Tengu is usually translated as "goblin," which of course loses something cultural in the translation (see this Wikipedia entry on the topic for more detail). But generally it is accepted that the tengu were reclusive mountain goblins with big noses who had unsurpassed and alien skills in swordmanship.

Tengu in shrine

Tengu: Huge nose; bulgy round eyes; black, white, and red colouring; cartoony demeanour. Indisputable Western Fudebakudo influence.

The cheaty nature (fighting with two swords when everybody else was doing the decent thing following convention and using just the one, in the right hand), the big noses and — most subtle of all — the red and black colours that are frequently seen in contemporary woodcuts showing tengu, all point to the presence of European Fudebakudo. Rather than sacred goblins in mountain hideaways, might these not have been gaijin, Western devils teaching methods outside the box (or, as Fudebakudo scholars put it, "outside the lacquered box")? Could it be that, in this way, foreigners introduced underhand Fudebakudo tactics into hitherto honourable Japanese sword-fighting? They were reclusive because, as outsiders, they had no position in Japan's rigid social hierarchy. In fact, Japan actively rejected foreigners such as these when it adopted the sakoku policy of closing itself off from the world, which was instigated within Musashi's lifetime. It's possible that this was as a direct result of the samurai classes seeing (or suspecting) the influence such foreigners had had on him — he'd started beating them with these new strategies, after all.

Certainly it is known that Fudebakudo principles were at work in European fencing schools at the time (see this previous blog entry), and that a similar reintroduction of an Eastern military concept from the West had occurred just half a century earlier, when the Portugese began trading firearms with Japan's gunless rulers.
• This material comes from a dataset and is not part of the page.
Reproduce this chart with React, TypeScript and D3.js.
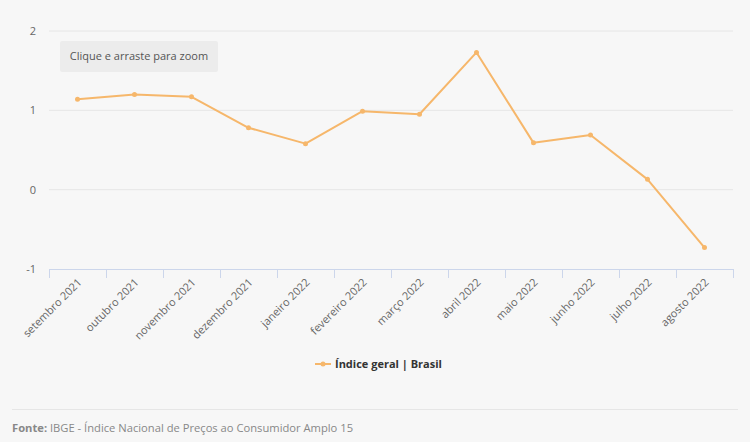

Of course, the truth is that we will probably never really know, because so few tengu survive today, and those that can be approached (such as the isolated captive specimens in the restricted-access area of Tokyo's Ueno Zoo) are invariably vague and elusive when questioned on the topic. So the reintroduction of Fudebakudo to Japan via European hideaways remains a controversial and perhaps taboo explanation of Musashi's brilliance and, in consequence, an overlooked influence on Japanese sword-fighting.